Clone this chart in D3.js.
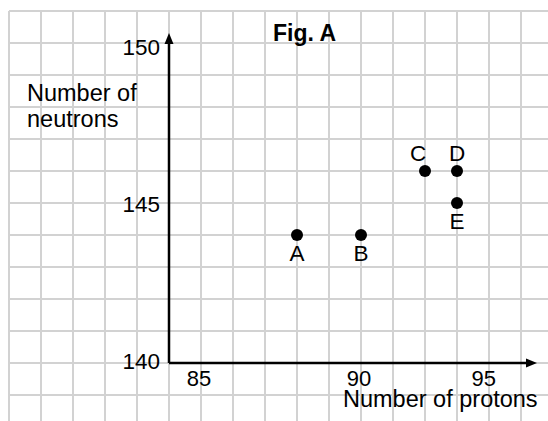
<!DOCTYPE html>
<html>
<head>
<meta charset="utf-8">
<script src="https://cdn.jsdelivr.net/npm/d3@7"></script>
<style>
  body { margin: 0; background: #fff; }
  text { font-family: "Liberation Sans", Arial, sans-serif; fill: #000; }
</style>
</head>
<body>
<svg width="548" height="421"></svg>
<script>
// Nuclides plotted on the chart
const names = ["A", "B", "C", "D", "E"];
const protons = [88, 90, 92, 93, 93];
const neutrons = [144, 144, 146, 146, 145];
// where each point label sits relative to its dot
const labelSide = ["below", "below", "above", "above", "below"];

// Axis tick labels (the 95 is drawn short of its grid line in the original)
const xTickLabels = ["85", "90", "95"];
const xTickAt = [85, 90, 93.9];
const yTickLabels = ["140", "145", "150"];
const yTickAt = [140, 145, 150];

const svg = d3.select("svg");

// One grid square = one unit on both axes
const x = d3.scaleLinear().domain([79, 96]).range([9, 553]);
const y = d3.scaleLinear().domain([138, 151]).range([427, 11]);

const xOrigin = 84, yOrigin = 140;

// Graph-paper grid
const grid = svg.append("g")
    .attr("stroke", "#d2d2d2")
    .attr("stroke-width", 2);

grid.selectAll(".v")
    .data(d3.range(79, 97))
    .enter().append("line")
    .attr("x1", d => x(d)).attr("x2", d => x(d))
    .attr("y1", y(151)).attr("y2", 421);

grid.selectAll(".h")
    .data(d3.range(139, 152))
    .enter().append("line")
    .attr("x1", x(79)).attr("x2", 548)
    .attr("y1", d => y(d)).attr("y2", d => y(d));

// Axes with arrow heads
const axes = svg.append("g");
axes.append("line")
    .attr("x1", x(xOrigin)).attr("x2", x(xOrigin))
    .attr("y1", y(yOrigin)).attr("y2", 40)
    .attr("stroke", "#000").attr("stroke-width", 2.5);
axes.append("line")
    .attr("x1", x(xOrigin)).attr("x2", 530)
    .attr("y1", y(yOrigin)).attr("y2", y(yOrigin))
    .attr("stroke", "#000").attr("stroke-width", 2.5);

const ax = x(xOrigin), ay = y(yOrigin);
axes.append("path")
    .attr("d", `M${ax},33 L${ax - 4.5},44 L${ax + 4.5},44 Z`)
    .attr("fill", "#000");
axes.append("path")
    .attr("d", `M537,${ay} L526,${ay - 4.5} L526,${ay + 4.5} Z`)
    .attr("fill", "#000");

// Tick labels
svg.selectAll(".xt")
    .data(xTickLabels)
    .enter().append("text")
    .attr("x", (d, i) => x(xTickAt[i]) - 2)
    .attr("y", y(yOrigin) + 23)
    .attr("text-anchor", "middle")
    .attr("font-size", 22)
    .text(d => d);

svg.selectAll(".yt")
    .data(yTickLabels)
    .enter().append("text")
    .attr("x", x(xOrigin) - 9)
    .attr("y", (d, i) => y(yTickAt[i]) + 6 + i * 3)
    .attr("text-anchor", "end")
    .attr("font-size", 22.5)
    .text(d => d);

// Axis titles and figure title
svg.append("text")
    .attr("x", 273).attr("y", 41)
    .attr("font-size", 23).attr("font-weight", "bold")
    .text("Fig. A");

svg.append("text")
    .attr("x", 27).attr("y", 101)
    .attr("font-size", 23.5)
    .selectAll("tspan")
    .data(["Number of", "neutrons"])
    .enter().append("tspan")
    .attr("x", 27)
    .attr("dy", (d, i) => i ? 26 : 0)
    .text(d => d);

svg.append("text")
    .attr("x", 343).attr("y", 407)
    .attr("font-size", 23.5)
    .text("Number of protons");

// Points and their letters
const pts = svg.append("g");
pts.selectAll("circle")
    .data(names)
    .enter().append("circle")
    .attr("cx", (d, i) => x(protons[i]))
    .attr("cy", (d, i) => y(neutrons[i]))
    .attr("r", 6)
    .attr("fill", "#000");

pts.selectAll("text")
    .data(names)
    .enter().append("text")
    .attr("x", (d, i) => x(protons[i]) + (d === "C" ? -7 : 0))
    .attr("y", (d, i) => y(neutrons[i]) + (labelSide[i] === "below" ? 26 : -10))
    .attr("text-anchor", "middle")
    .attr("font-size", 22.5)
    .text(d => d);
</script>
</body>
</html>
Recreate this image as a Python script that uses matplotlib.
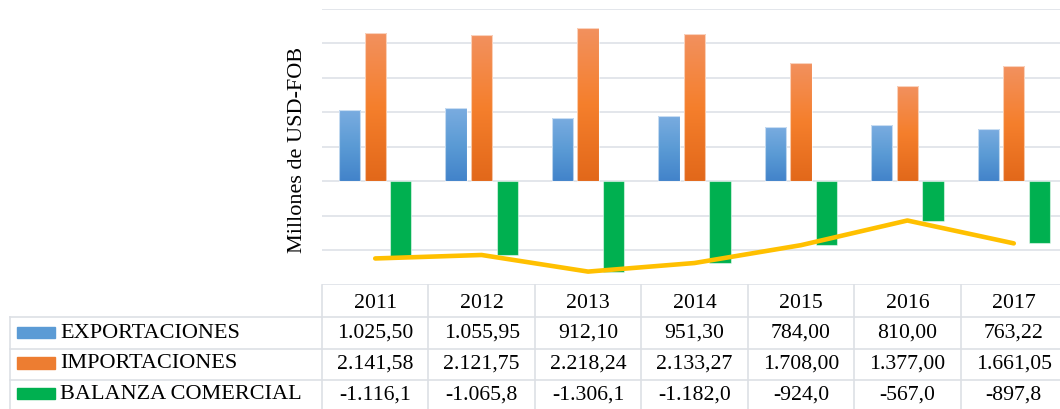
import numpy as np
import matplotlib.pyplot as plt
from matplotlib.colors import LinearSegmentedColormap

plt.rcParams['font.family'] = ['Liberation Serif', 'DejaVu Serif']

# datos (millones de USD-FOB)
anios = ['2011', '2012', '2013', '2014', '2015', '2016', '2017']
exportaciones = [1025.50, 1055.95, 912.10, 951.30, 784.00, 810.00, 763.22]
importaciones = [2141.58, 2121.75, 2218.24, 2133.27, 1708.00, 1377.00, 1661.05]
balanza = [-1116.1, -1065.8, -1306.1, -1182.0, -924.0, -567.0, -897.8]

series = ['EXPORTACIONES', 'IMPORTACIONES', 'BALANZA COMERCIAL']
colores = ['#5B9BD5', '#ED7D31', '#00B050']


def formato(v, dec):
    # formato español: punto para miles, coma para decimales
    s = f'{v:,.{dec}f}'
    return s.replace(',', '#').replace('.', ',').replace('#', '.')


def barras_degradado(ax, barras, cmap):
    grad = np.linspace(1, 0, 256).reshape(-1, 1)
    for b in barras:
        x, y = b.get_xy()
        w, h = b.get_width(), b.get_height()
        im = ax.imshow(grad, cmap=cmap, aspect='auto', origin='upper',
                       extent=[x, x + w, y, y + h], zorder=2)
        im.set_clip_path(b)
        b.set_facecolor('none')


fig = plt.figure(figsize=(10.6, 4.1), dpi=100)
# el area del grafico sobrepasa un poco el borde derecho, como en el original
ax = fig.add_axes([322 / 1060, (410 - 286) / 410, 745 / 1060, 276.5 / 410])

x = np.arange(len(anios))
ancho = 0.2
paso = 0.24

b1 = ax.bar(x - paso, exportaciones, ancho, edgecolor=(1, 1, 1, 0.6), linewidth=0.8, zorder=3)
b2 = ax.bar(x, importaciones, ancho, edgecolor=(1, 1, 1, 0.6), linewidth=0.8, zorder=3)
ax.bar(x + paso, balanza, ancho, color=colores[2], edgecolor=(1, 1, 1, 0.5), linewidth=0.8, zorder=3)

azul = LinearSegmentedColormap.from_list('azul', ['#4283CA', '#5B9BD5', '#7AACE0'])
naranja = LinearSegmentedColormap.from_list('naranja', ['#E2681A', '#F57F2C', '#F2915F'])
barras_degradado(ax, b1, azul)
barras_degradado(ax, b2, naranja)

ax.plot(x, balanza, color='#FFC000', lw=3.3, zorder=4, solid_capstyle='round')

ax.set_xlim(-0.5, len(anios) - 0.5)
ax.set_ylim(-1500, 2500)
ax.set_yticks(range(-1500, 2501, 500))
ax.set_xticks([])
ax.yaxis.grid(True, color='#E3E6EB', lw=1.4, zorder=0)
ax.set_axisbelow(True)
ax.tick_params(left=False, labelleft=False)
for s in ax.spines.values():
    s.set_visible(False)

fig.text(297 / 1060, (410 - 150) / 410, 'Millones de USD-FOB', rotation=90,
         ha='center', va='center', fontsize=16)

# tabla de datos
linea = dict(color='#DDE0E5', lw=1.2, clip_on=False, zorder=1)
trans = ax.get_xaxis_transform()
for k in range(len(anios) + 1):
    ax.plot([k - 0.5, k - 0.5], [0, -0.5], transform=trans, **linea)
x_izq = (10 - 322) / 745
for yf in [-0.1157, -0.2297, -0.3436]:
    ax.plot([x_izq, 1.0], [yf, yf], transform=ax.transAxes, **linea)
ax.plot([x_izq, x_izq], [-0.1157, -0.5], transform=ax.transAxes, **linea)

fs = 15.7
filas_y = [-0.1718, -0.282, -0.394]
for i, anio in enumerate(anios):
    ax.text(i, -0.0615, anio, transform=trans, ha='center', va='center', fontsize=fs)
    ax.text(i, filas_y[0], formato(exportaciones[i], 2), transform=trans, ha='center', va='center', fontsize=fs)
    ax.text(i, filas_y[1], formato(importaciones[i], 2), transform=trans, ha='center', va='center', fontsize=fs)
    ax.text(i, filas_y[2], formato(balanza[i], 1), transform=trans, ha='center', va='center', fontsize=fs)

for nombre, col, yf in zip(series, colores, filas_y):
    ax.add_patch(plt.Rectangle(((17 - 322) / 745, yf - 0.02), 38 / 745, 0.04,
                               transform=ax.transAxes, color=col, clip_on=False))
    ax.text((60 - 322) / 745, yf, nombre, transform=ax.transAxes, ha='left', va='center', fontsize=16)

fig.savefig('out.png', dpi=100)
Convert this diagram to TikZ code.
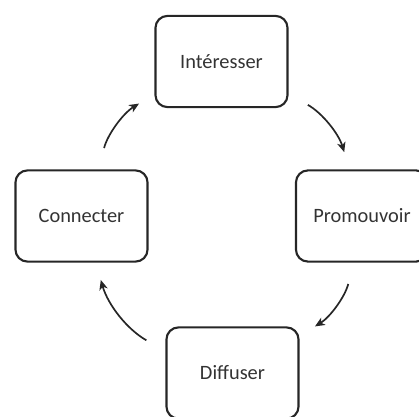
\documentclass[tikz,border=0pt]{standalone}
\usepackage{fontspec}
\setmainfont{Carlito}
\usepackage{tikz}
\usetikzlibrary{arrows.meta}

\begin{document}
\begin{tikzpicture}[x=0.025cm,y=-0.025cm,->,>={Stealth[length=7pt,width=6pt,inset=2pt]},shorten >=0.45cm,shorten <=0.55cm,
etat/.style={draw=black!85,line width=1.5pt,rounded corners=0.3cm,minimum width=3.3cm,minimum height=2.28cm,font=\fontsize{14.5}{17}\selectfont,text=black!80,inner sep=0pt},
fleche/.style={line width=1.2pt,draw=black!85,bend left=22}]
\useasboundingbox (0,0) rectangle (419,416);
\node[etat] (interesser) at (221.5,61.5) {Intéresser};
\node[etat] (promouvoir) at (362,216) {Promouvoir};
\node[etat] (diffuser) at (232.5,373) {Diffuser};
\node[etat] (connecter) at (81.5,216) {Connecter};
\path (connecter.70)	edge	[fleche]	(interesser.206)
(interesser.-26)	edge	[fleche]	(promouvoir.105)
(promouvoir.-100)	edge	[fleche]	(diffuser.29)
(diffuser.162)	edge	[fleche]	(connecter.-73)
;\end{tikzpicture}
\end{document}
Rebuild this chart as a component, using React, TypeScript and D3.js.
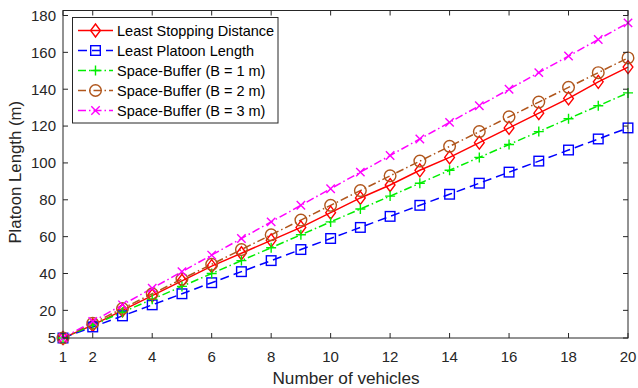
import * as d3 from "d3";
import React from "react";

const vehicles = [1, 2, 3, 4, 5, 6, 7, 8, 9, 10, 11, 12, 13, 14, 15, 16, 17, 18, 19, 20];
const leastStopping = [5, 12, 20, 28, 36, 44, 51, 58, 65, 73, 81, 88, 96, 103, 111, 119, 127, 135, 144, 152];
const leastPlatoon = [5, 11, 17, 23, 29, 35, 41, 47, 53, 59, 65, 71, 77, 83, 89, 95, 101, 107, 113, 119];
const buffer1 = [5, 12, 19, 26, 33, 40, 47, 54, 61, 68, 75, 82, 89, 96, 103, 110, 117, 124, 131, 138];
const buffer2 = [5, 13, 21, 29, 37, 45, 53, 61, 69, 77, 85, 93, 101, 109, 117, 125, 133, 141, 149, 157];
const buffer3 = [5, 14, 23, 32, 41, 50, 59, 68, 77, 86, 95, 104, 113, 122, 131, 140, 149, 158, 167, 176];

const xTicks = [1, 2, 4, 6, 8, 10, 12, 14, 16, 18, 20];
const yTicks = [5, 20, 40, 60, 80, 100, 120, 140, 160, 180];

const seriesNames = [
  "Least Stopping Distance",
  "Least Platoon Length",
  "Space-Buffer (B = 1 m)",
  "Space-Buffer (B = 2 m)",
  "Space-Buffer (B = 3 m)",
];

const series = [
  { name: seriesNames[0], values: leastStopping, color: "#ff0000", dash: "", marker: "diamond" },
  { name: seriesNames[1], values: leastPlatoon, color: "#0000ff", dash: "9,5", marker: "square" },
  { name: seriesNames[2], values: buffer1, color: "#00ee00", dash: "8,3,1.5,3", marker: "plus" },
  { name: seriesNames[3], values: buffer2, color: "#b0561c", dash: "8,3,1.5,3", marker: "circle" },
  { name: seriesNames[4], values: buffer3, color: "#ff00ff", dash: "8,3,1.5,3", marker: "cross" },
];

const W = 638;
const H = 388;
const left = 63;
const right = 628;
const frameTop = 10.5;
const bottom = 338;
const font = "'Liberation Sans', Arial, Helvetica, sans-serif";
const axisColor = "#262626";

function Marker({ type, x, y, color }: { type: string; x: number; y: number; color: string }) {
  const sw = 1.4;
  if (type === "diamond") {
    const r = 6.5;
    return (
      <path
        d={`M${x},${y - r}L${x + r * 0.75},${y}L${x},${y + r}L${x - r * 0.75},${y}Z`}
        fill="none"
        stroke={color}
        strokeWidth={sw}
      />
    );
  }
  if (type === "square") {
    const r = 4.8;
    return <rect x={x - r} y={y - r} width={2 * r} height={2 * r} fill="none" stroke={color} strokeWidth={sw} />;
  }
  if (type === "circle") {
    return <circle cx={x} cy={y} r={5.8} fill="none" stroke={color} strokeWidth={sw} />;
  }
  if (type === "plus") {
    const r = 5;
    return <path d={`M${x - r},${y}H${x + r}M${x},${y - r}V${y + r}`} stroke={color} strokeWidth={sw} />;
  }
  const r = 4.2;
  return (
    <path
      d={`M${x - r},${y - r}L${x + r},${y + r}M${x - r},${y + r}L${x + r},${y - r}`}
      stroke={color}
      strokeWidth={sw}
    />
  );
}

export default function App() {
  const x = d3.scaleLinear().domain([1, 20]).range([left, right]);
  const y = d3.scaleLinear().domain([5, 180]).range([bottom, 15.5]);

  const line = d3
    .line<number>()
    .x((_, i) => x(vehicles[i]))
    .y((d) => y(d));

  const tick = 5;
  const legX = 72.5;
  const legY = 17.5;
  const legW = 205.5;
  const legH = 105.5;
  const rowH = 20;

  return (
    <svg
      width={W}
      height={H}
      style={{ position: "absolute", left: 0, top: 0, background: "#fff" }}
      fontFamily={font}
    >
      <rect x={0} y={0} width={W} height={H} fill="#fff" />

      {/* series lines */}
      {series.map((s) => (
        <path
          key={s.name + "-line"}
          d={line(s.values) || ""}
          fill="none"
          stroke={s.color}
          strokeWidth={1.5}
          strokeDasharray={s.dash || undefined}
        />
      ))}
      {series.map((s) => (
        <g key={s.name + "-marks"}>
          {s.values.map((v, i) => (
            <Marker key={i} type={s.marker} x={x(vehicles[i])} y={y(v)} color={s.color} />
          ))}
        </g>
      ))}

      {/* frame */}
      <rect
        x={left}
        y={frameTop}
        width={right - left}
        height={bottom - frameTop}
        fill="none"
        stroke={axisColor}
        strokeWidth={1}
      />
      {xTicks.map((t) => (
        <g key={"xt" + t}>
          <line x1={x(t)} x2={x(t)} y1={bottom} y2={bottom - tick} stroke={axisColor} />
          <line x1={x(t)} x2={x(t)} y1={frameTop} y2={frameTop + tick} stroke={axisColor} />
          <text x={x(t)} y={362} textAnchor="middle" fontSize={15} fill={axisColor}>
            {t}
          </text>
        </g>
      ))}
      {yTicks.map((t) => (
        <g key={"yt" + t}>
          <line x1={left} x2={left + tick} y1={y(t)} y2={y(t)} stroke={axisColor} />
          <line x1={right} x2={right - tick} y1={y(t)} y2={y(t)} stroke={axisColor} />
          <text x={left - 7} y={y(t) + 5.3} textAnchor="end" fontSize={15} fill={axisColor}>
            {t}
          </text>
        </g>
      ))}

      {/* axis labels */}
      <text x={346} y={384} textAnchor="middle" fontSize={17.2} fill={axisColor}>
        Number of vehicles
      </text>
      <text
        transform={`translate(21,${(frameTop + bottom) / 2 - 2}) rotate(-90)`}
        textAnchor="middle"
        fontSize={16.8}
        fill={axisColor}
      >
        Platoon Length (m)
      </text>

      {/* legend */}
      <rect x={legX} y={legY} width={legW} height={legH} fill="#fff" stroke={axisColor} strokeWidth={1} />
      {series.map((s, i) => {
        const cy = legY + 13 + i * rowH;
        return (
          <g key={s.name + "-leg"}>
            <line
              x1={legX + 5.5}
              x2={legX + 40.5}
              y1={cy}
              y2={cy}
              stroke={s.color}
              strokeWidth={1.5}
              strokeDasharray={s.dash || undefined}
            />
            <Marker type={s.marker} x={legX + 23} y={cy} color={s.color} />
            <text x={legX + 44.5} y={cy + 5.2} fontSize={14.5} fill="#000">
              {s.name}
            </text>
          </g>
        );
      })}
    </svg>
  );
}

_Written exercise_
Go to the line that contains "Convert this diagram to TikZ code." and copy from there down to the line that contains "import React from", with both lines included. Pass over the pictures.

_Response below_
Convert this diagram to TikZ code.
\documentclass[tikz,border=0pt]{standalone}
\usepackage{fontspec}
\setmainfont{Carlito}
\usepackage{tikz}
\usetikzlibrary{arrows.meta}

\begin{document}
\begin{tikzpicture}[x=0.025cm,y=-0.025cm,->,>={Stealth[length=7pt,width=6pt,inset=2pt]},shorten >=0.45cm,shorten <=0.55cm,
etat/.style={draw=black!85,line width=1.5pt,rounded corners=0.3cm,minimum width=3.3cm,minimum height=2.28cm,font=\fontsize{14.5}{17}\selectfont,text=black!80,inner sep=0pt},
fleche/.style={line width=1.2pt,draw=black!85,bend left=22}]
\useasboundingbox (0,0) rectangle (419,416);
\node[etat] (interesser) at (221.5,61.5) {Intéresser};
\node[etat] (promouvoir) at (362,216) {Promouvoir};
\node[etat] (diffuser) at (232.5,373) {Diffuser};
\node[etat] (connecter) at (81.5,216) {Connecter};
\path (connecter.70)	edge	[fleche]	(interesser.206)
(interesser.-26)	edge	[fleche]	(promouvoir.105)
(promouvoir.-100)	edge	[fleche]	(diffuser.29)
(diffuser.162)	edge	[fleche]	(connecter.-73)
;\end{tikzpicture}
\end{document}
Rebuild this chart as a component, using React, TypeScript and D3.js.
import * as d3 from "d3";
import React from "react";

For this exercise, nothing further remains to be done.